The Race to Close: How Open Listings Can Undermine Property Value

In the world of real estate, the competition to close a sale can be fierce, especially when multiple agents are involved in the marketing of the same property. This is the case with open listings, where various agents have the chance to sell a property but none are guaranteed a commission unless they secure a buyer. While this setup might seem like a way to maximize exposure, it often creates unintended consequences that can negatively affect the property's value.

The Pressure to Close Quickly

In an open listing, agents are under significant pressure to close deals as quickly as possible. This stems from the reality that they only get paid when they bring a buyer to the table. In their haste to secure a sale, agents may encourage the seller to accept the first offer that comes along, even if it’s not the highest. This urgency can lead to rushed decisions, with the focus shifting from achieving the best price to simply closing the deal.

The underlying issue is the intense competition between agents. If one agent makes progress with a potential buyer, others might fear losing the sale altogether. This creates a race to close, where agents are more concerned with speed than ensuring the property is sold at its true market value.

Limited Negotiation Effort

When agents rush to close, the space for negotiation becomes limited. In an open listing environment, where several agents are vying for the same sale, the ability to negotiate a higher price for the seller becomes secondary to securing a quick deal. Agents may not invest the time needed to push for a better offer or to negotiate the terms that could increase the overall value of the sale.

This is especially evident in situations where buyers, knowing the seller is eager to sell, may offer lower-than-market prices, expecting that the seller will be more willing to accept them. Without the leverage of time or a focused negotiation, sellers may feel pressured to accept a lower price than they would in a more controlled sale process.

Lower Offers from Buyers

Buyers are not oblivious to the competitive nature of open listings. They understand that multiple agents are working on the same property, and this can give them a tactical advantage. When there is pressure to sell quickly, buyers often feel emboldened to make lower offers, knowing the seller may be motivated to accept sooner rather than wait for a higher price.

The fear of losing out to another buyer can drive prices down, as buyers know that urgency is on their side. This can ultimately result in the property selling for less than its true market value, all because of the competitive dynamics created by an open listing.

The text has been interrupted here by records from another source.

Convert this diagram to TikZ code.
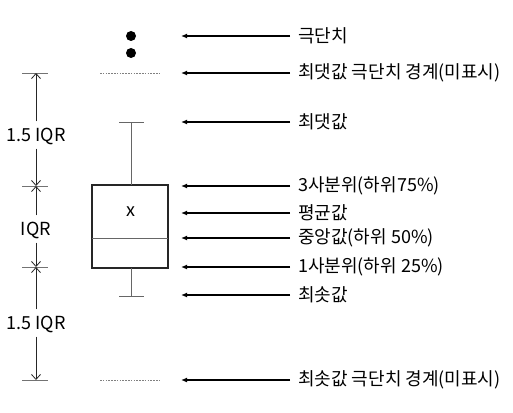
\documentclass[tikz,border=0pt]{standalone}
\usepackage{fontspec}
\setmainfont{Noto Sans CJK KR}
\usetikzlibrary{arrows.meta}

\begin{document}
\begin{tikzpicture}[x=1pt, y=-1pt,
  txt/.style={font=\fontsize{18}{21}\selectfont, inner sep=1pt},
  pointer/.style={-{Latex[length=6pt, width=5pt]}, line width=1.3pt, shorten <=7pt},
  dimarrow/.style={-{Straight Barb[length=5pt, width=9pt]}, line width=0.8pt, black!85},
  tick/.style={line width=0.6pt, black!55},
  whisker/.style={line width=0.8pt, black!60},
  fence/.style={line width=0.6pt, black!50, dash pattern=on 1.6pt off 1.2pt}]

\useasboundingbox (0,0) rectangle (513,412) ;

% box and whiskers
\draw[line width=1.1pt, black!85] (92,185) rectangle (168,268) ;
\draw[whisker] (92,238) -- (168,238) ;
\draw[whisker] (131,185) -- (131,122) ;
\draw[whisker] (119,122) -- (144,122) ;
\draw[whisker] (131,268) -- (131,296) ;
\draw[whisker] (119,296) -- (144,296) ;
\node[txt] (mark) at (131,212) {x} ;
\fill (131,36) circle (5) ;
\fill (131,53) circle (5) ;
\draw[fence] (100,73) -- (160,73) ;
\draw[fence] (100,380) -- (160,380) ;

% targets of the pointers
\coordinate (pOut) at (181,36) ;
\coordinate (pFenceUp) at (181,73) ;
\coordinate (pMax) at (181,122) ;
\coordinate (pQthree) at (181,186) ;
\coordinate (pMean) at (181,213) ;
\coordinate (pMed) at (181,238) ;
\coordinate (pQone) at (181,267) ;
\coordinate (pMin) at (181,295) ;
\coordinate (pFenceLo) at (181,380) ;

% labels
\node[txt, anchor=west] (lOut) at (297,36) {극단치} ;
\node[txt, anchor=west] (lFenceUp) at (297,73) {최댓값 극단치 경계(미표시)} ;
\node[txt, anchor=west] (lMax) at (297,122) {최댓값} ;
\node[txt, anchor=west] (lQthree) at (297,186) {3사분위(하위75\%)} ;
\node[txt, anchor=west] (lMean) at (297,213) {평균값} ;
\node[txt, anchor=west] (lMed) at (297,238) {중앙값(하위 50\%)} ;
\node[txt, anchor=west] (lQone) at (297,267) {1사분위(하위 25\%)} ;
\node[txt, anchor=west] (lMin) at (297,295) {최솟값} ;
\node[txt, anchor=west] (lFenceLo) at (297,380) {최솟값 극단치 경계(미표시)} ;

\draw[pointer] (lOut.west) -- (pOut) ;
\draw[pointer] (lFenceUp.west) -- (pFenceUp) ;
\draw[pointer] (lMax.west) -- (pMax) ;
\draw[pointer] (lQthree.west) -- (pQthree) ;
\draw[pointer] (lMean.west) -- (pMean) ;
\draw[pointer] (lMed.west) -- (pMed) ;
\draw[pointer] (lQone.west) -- (pQone) ;
\draw[pointer] (lMin.west) -- (pMin) ;
\draw[pointer] (lFenceLo.west) -- (pFenceLo) ;

% IQR scale on the left
\coordinate (sTop) at (36,73) ;
\coordinate (sQthree) at (36,186) ;
\coordinate (sQone) at (36,267) ;
\coordinate (sBot) at (36,380) ;
\foreach \y in {73,186,267,380} \draw[tick] (22,\y) -- (48,\y) ;
\node[txt] (dUp) at (36,136) {1.5 IQR} ;
\node[txt] (dMid) at (36,230) {IQR} ;
\node[txt] (dLo) at (36,324) {1.5 IQR} ;
\draw[dimarrow, shorten <=5pt] (dUp.north) -- (sTop) ;
\draw[dimarrow, shorten <=3pt] (dUp.south) -- (sQthree) ;
\draw[dimarrow, shorten <=5pt] (dMid.north) -- (sQthree) ;
\draw[dimarrow, shorten <=3pt] (dMid.south) -- (sQone) ;
\draw[dimarrow, shorten <=5pt] (dLo.north) -- (sQone) ;
\draw[dimarrow, shorten <=3pt] (dLo.south) -- (sBot) ;
\end{tikzpicture}
\end{document}
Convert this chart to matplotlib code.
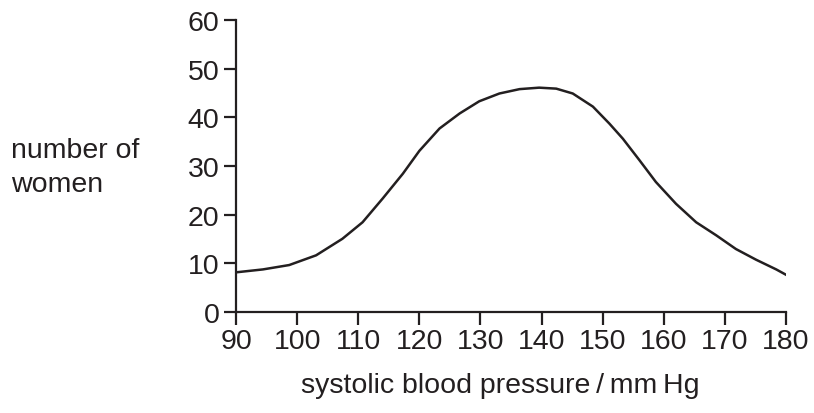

The Hidden Costs of Open Listings

While open listings might appear to offer an advantage by allowing multiple agents to market a property, they come with hidden costs. The pressure to close deals quickly can diminish the property’s value, limiting the ability to negotiate and leading to lower offers from buyers. In the long run, this can mean a lower return for the seller.

One solution to this problem is the exclusive listing model, which gives a single agent full responsibility for marketing and selling the property. By focusing their efforts on one listing, agents have more time to negotiate, build relationships with buyers, and ultimately achieve the highest possible price for the seller.